Football body Uefa has ordered an independent review of events surrounding the Champions League final after UK officials demanded a probe over the treatment of Liverpool fans.
Portuguese lawmaker Dr Tiago Brandão Rodrigues has been commissioned to lead a comprehensive review that will “examine decision making, responsibility and behaviours of all entities involved in the final,” the sporting body said.
The findings of the independent review will be made public once completed and Uefa will “evaluate the next steps” based on its findings, the body said.
Downing Street had demanded answers over the “disturbing” treatment of Liverpool fans caught up in chaos at the Champions League final, with fans including young children and pregnant women pepper-sprayed while attempting to enter the stadium with valid tickets.
Sports minister Nigel Huddleston said: “I’m pleased that Uefa has listened and will conduct a full, independent inquiry into the events at the Stade de France on Saturday night.”
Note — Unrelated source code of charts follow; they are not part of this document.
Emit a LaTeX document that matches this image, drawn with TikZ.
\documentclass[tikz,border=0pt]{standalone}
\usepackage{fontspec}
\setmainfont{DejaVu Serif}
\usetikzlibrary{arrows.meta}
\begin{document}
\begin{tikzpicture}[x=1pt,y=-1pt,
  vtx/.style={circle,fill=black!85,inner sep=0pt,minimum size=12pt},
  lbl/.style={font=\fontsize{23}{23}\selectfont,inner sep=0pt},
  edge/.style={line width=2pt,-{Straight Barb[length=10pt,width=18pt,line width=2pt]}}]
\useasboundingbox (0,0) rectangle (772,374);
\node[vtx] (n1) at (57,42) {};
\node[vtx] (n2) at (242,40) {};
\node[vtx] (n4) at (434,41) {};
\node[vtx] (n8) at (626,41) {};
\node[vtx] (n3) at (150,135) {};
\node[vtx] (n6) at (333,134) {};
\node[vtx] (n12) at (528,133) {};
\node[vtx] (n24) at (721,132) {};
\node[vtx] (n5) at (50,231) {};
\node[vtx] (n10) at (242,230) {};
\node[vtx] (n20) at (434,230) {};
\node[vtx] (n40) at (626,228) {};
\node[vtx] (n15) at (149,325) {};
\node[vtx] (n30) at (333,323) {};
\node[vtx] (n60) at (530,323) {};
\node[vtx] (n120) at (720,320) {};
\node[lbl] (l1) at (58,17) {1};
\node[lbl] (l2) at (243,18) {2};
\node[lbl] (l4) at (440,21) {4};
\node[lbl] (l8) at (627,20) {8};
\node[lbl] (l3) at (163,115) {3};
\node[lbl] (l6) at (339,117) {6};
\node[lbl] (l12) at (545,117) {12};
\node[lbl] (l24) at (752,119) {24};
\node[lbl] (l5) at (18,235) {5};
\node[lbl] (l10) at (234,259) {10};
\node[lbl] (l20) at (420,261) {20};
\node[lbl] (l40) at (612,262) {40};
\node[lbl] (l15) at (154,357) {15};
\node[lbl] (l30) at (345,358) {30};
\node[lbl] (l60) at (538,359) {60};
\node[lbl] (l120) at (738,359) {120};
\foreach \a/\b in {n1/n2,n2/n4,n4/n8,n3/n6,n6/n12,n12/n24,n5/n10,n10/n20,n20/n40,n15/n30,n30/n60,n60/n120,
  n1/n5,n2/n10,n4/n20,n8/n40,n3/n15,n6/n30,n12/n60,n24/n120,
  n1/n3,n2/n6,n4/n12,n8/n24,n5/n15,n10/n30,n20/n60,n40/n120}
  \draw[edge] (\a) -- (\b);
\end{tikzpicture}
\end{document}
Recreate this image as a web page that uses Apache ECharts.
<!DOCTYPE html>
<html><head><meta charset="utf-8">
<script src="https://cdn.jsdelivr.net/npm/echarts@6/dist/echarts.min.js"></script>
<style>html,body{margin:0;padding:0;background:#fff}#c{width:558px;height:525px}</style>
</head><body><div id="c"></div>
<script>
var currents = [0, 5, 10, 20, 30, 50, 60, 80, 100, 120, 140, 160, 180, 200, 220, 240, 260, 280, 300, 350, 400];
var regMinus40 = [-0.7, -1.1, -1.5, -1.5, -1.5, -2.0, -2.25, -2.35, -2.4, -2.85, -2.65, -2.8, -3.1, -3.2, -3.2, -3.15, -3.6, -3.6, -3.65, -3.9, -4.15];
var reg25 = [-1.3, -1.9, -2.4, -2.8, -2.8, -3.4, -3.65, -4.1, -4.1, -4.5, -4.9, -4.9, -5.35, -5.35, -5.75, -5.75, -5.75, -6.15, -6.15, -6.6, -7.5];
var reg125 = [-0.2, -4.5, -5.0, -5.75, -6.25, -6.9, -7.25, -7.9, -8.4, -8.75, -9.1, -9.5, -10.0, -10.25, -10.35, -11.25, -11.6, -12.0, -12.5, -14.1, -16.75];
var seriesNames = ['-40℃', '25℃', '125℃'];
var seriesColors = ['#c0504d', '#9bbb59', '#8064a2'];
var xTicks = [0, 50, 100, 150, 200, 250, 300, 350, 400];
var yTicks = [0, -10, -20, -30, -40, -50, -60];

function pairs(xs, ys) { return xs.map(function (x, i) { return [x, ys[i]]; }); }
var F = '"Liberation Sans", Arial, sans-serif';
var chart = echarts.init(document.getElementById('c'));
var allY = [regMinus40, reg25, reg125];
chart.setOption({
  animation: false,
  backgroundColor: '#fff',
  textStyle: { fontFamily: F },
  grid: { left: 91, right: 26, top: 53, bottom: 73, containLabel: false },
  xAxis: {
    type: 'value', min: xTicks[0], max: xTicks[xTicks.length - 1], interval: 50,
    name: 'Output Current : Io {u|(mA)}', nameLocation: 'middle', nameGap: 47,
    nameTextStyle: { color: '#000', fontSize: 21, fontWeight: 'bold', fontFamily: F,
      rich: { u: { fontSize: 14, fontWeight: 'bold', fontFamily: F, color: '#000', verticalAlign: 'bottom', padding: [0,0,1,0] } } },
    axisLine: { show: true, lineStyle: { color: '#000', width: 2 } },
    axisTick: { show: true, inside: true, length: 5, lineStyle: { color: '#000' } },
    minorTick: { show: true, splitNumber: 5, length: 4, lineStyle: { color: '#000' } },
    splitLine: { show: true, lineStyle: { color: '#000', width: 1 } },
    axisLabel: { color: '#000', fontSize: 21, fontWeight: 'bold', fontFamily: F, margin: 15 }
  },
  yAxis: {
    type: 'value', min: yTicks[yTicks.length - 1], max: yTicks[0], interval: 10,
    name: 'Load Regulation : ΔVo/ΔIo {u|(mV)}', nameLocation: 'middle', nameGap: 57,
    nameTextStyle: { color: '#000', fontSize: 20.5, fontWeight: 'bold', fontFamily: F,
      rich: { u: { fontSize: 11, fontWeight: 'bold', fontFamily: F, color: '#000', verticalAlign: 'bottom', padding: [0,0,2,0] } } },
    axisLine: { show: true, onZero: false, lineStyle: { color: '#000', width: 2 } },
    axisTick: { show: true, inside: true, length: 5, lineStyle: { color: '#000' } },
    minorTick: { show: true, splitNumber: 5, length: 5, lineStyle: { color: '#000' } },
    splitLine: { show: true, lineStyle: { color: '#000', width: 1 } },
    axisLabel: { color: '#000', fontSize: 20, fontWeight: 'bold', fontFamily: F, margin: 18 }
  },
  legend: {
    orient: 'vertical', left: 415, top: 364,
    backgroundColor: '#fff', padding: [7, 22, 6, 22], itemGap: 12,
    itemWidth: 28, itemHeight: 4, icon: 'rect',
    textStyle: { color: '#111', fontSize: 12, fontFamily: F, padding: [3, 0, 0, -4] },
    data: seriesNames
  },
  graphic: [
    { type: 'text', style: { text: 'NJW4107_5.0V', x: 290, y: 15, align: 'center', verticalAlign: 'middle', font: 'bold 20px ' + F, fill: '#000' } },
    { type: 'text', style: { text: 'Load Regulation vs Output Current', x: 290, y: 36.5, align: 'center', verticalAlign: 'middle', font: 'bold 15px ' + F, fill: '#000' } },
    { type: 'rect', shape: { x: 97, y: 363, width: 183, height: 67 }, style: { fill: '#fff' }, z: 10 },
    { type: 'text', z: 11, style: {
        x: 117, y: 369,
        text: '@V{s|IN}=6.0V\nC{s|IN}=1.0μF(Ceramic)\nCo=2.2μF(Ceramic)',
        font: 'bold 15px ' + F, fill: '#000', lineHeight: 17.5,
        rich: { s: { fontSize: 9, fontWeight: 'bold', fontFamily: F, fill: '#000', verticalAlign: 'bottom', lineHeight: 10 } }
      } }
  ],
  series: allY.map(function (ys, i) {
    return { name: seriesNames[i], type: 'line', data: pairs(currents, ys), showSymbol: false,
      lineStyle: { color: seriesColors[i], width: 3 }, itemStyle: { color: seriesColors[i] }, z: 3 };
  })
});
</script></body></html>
Meanwhile, Liverpool FC asked supporters who attended the final in Paris to complete an online survey about their experiences to be used by the inquiry.
Chief executive Billy Hogan said: “All of the information is going to be treated securely and respectfully within the club. It’s vitally important that we get all this information into one place so it can be used in an investigation in the proper way.”
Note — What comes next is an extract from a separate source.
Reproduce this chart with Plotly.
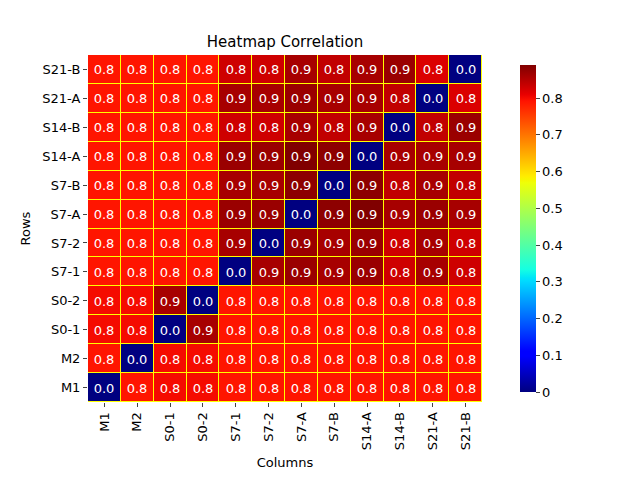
import plotly.graph_objects as go

labels = ["M1","M2","S0-1","S0-2","S7-1","S7-2","S7-A","S7-B","S14-A","S14-B","S21-A","S21-B"]
# rows in order M1 (bottom) ... S21-B (top)
z = [
 [0.00,0.79,0.80,0.80,0.79,0.79,0.79,0.79,0.79,0.79,0.79,0.79],
 [0.79,0.00,0.80,0.80,0.79,0.79,0.79,0.79,0.79,0.79,0.79,0.79],
 [0.80,0.80,0.00,0.86,0.79,0.79,0.79,0.79,0.79,0.79,0.79,0.79],
 [0.80,0.80,0.86,0.00,0.79,0.79,0.79,0.79,0.79,0.79,0.79,0.79],
 [0.79,0.79,0.79,0.79,0.00,0.86,0.87,0.86,0.87,0.83,0.86,0.83],
 [0.79,0.79,0.79,0.79,0.86,0.00,0.87,0.86,0.87,0.83,0.86,0.83],
 [0.79,0.79,0.79,0.79,0.87,0.87,0.00,0.88,0.89,0.86,0.87,0.86],
 [0.79,0.79,0.79,0.79,0.86,0.86,0.88,0.00,0.88,0.84,0.86,0.84],
 [0.79,0.79,0.79,0.79,0.87,0.87,0.89,0.88,0.00,0.86,0.86,0.86],
 [0.79,0.79,0.79,0.79,0.83,0.83,0.86,0.84,0.86,0.00,0.84,0.87],
 [0.79,0.79,0.79,0.79,0.86,0.86,0.87,0.86,0.86,0.84,0.00,0.82],
 [0.79,0.79,0.79,0.79,0.83,0.83,0.86,0.84,0.86,0.87,0.82,0.00],
]

jet = [[0,"rgb(0,0,128)"],[0.11,"rgb(0,0,255)"],[0.125,"rgb(0,0,255)"],[0.34,"rgb(0,219,255)"],
       [0.35,"rgb(0,230,247)"],[0.375,"rgb(21,255,226)"],[0.64,"rgb(239,255,8)"],[0.65,"rgb(247,245,0)"],
       [0.66,"rgb(255,236,0)"],[0.89,"rgb(255,19,0)"],[0.91,"rgb(232,0,0)"],[1,"rgb(128,0,0)"]]

text = [[f"{v:.1f}" for v in row] for row in z]
fig = go.Figure(go.Heatmap(
    z=z, x=labels, y=labels, colorscale=jet, zmin=0, zmax=0.89,
    text=text, texttemplate="%{text}", textfont=dict(color="white", size=13),
    xgap=1, ygap=1,
    colorbar=dict(x=1.071, xanchor="left", y=0, yanchor="bottom", len=1, lenmode="fraction",
                  thickness=16, outlinewidth=0, tickvals=[0,0.1,0.2,0.3,0.4,0.5,0.6,0.7,0.8],
                  ticks="outside", ticklen=4, tickfont=dict(size=13)),
))
fig.update_layout(
    width=640, height=480, margin=dict(l=80, r=166, t=47, b=86, autoexpand=False),
    paper_bgcolor="white", plot_bgcolor="yellow",
    font=dict(family="DejaVu Sans", color="black", size=13),
    title=dict(text="Heatmap Correlation", x=(80+474)/2/640, xanchor="center", y=1-34/480, yanchor="middle", font=dict(size=15)),
    xaxis=dict(title=dict(text="Columns", standoff=8, font=dict(size=13)), tickangle=-90, ticks="outside", ticklen=4, showgrid=False, automargin=False),
    yaxis=dict(title=dict(text="Rows", standoff=8, font=dict(size=13)), ticks="outside", ticklen=4, showgrid=False, automargin=False),
)
fig.write_html("out.html")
French ministers have claimed that thousands of fans turned up without tickets and attempted to gain entry to the stadium.
A No 10 spokesman said earlier that footage from outside the Stade de France was “deeply upsetting and disturbing”.
“We know many Liverpool fans travelled to Paris in good time to support their team in one of the biggest matches of the season and we are hugely disappointed by how they were treated,” he said.
“Fans deserve to know what happened, so we are urging Uefa to work closely with the French authorities on a full investigation and to publish those findings.”
The spokesman said earlier statements from Uefa blaming the delayed kick-off on the late arrival of fans “doesn’t chime with the experience of many of those standing outside the stadium”.
Former Tory leader Michael Howard, who attended the game, said it was “nonsense” to blame fans.
“There was no late arrival of fans. The problem was that the gates were closed, I was in a queue, in a crush, with my wife, which could have become very dangerous,” Lord Howard told the BBC.
“And we were waiting for the gate to which we’d been told to go and which was the right gate according to our tickets to open and it wasn’t opened.”
Liverpool MP Ian Byrne said fans were treated “like animals” which brought back “so many terrible memories” of the Hillsborough football disaster in April 1989.
Speaking on Sky News, he said: “It was horrific, there’s no other words to describe it, it was absolutely horrific.”
He blamed “awful policing and stewarding” and an “extremely hostile atmosphere”.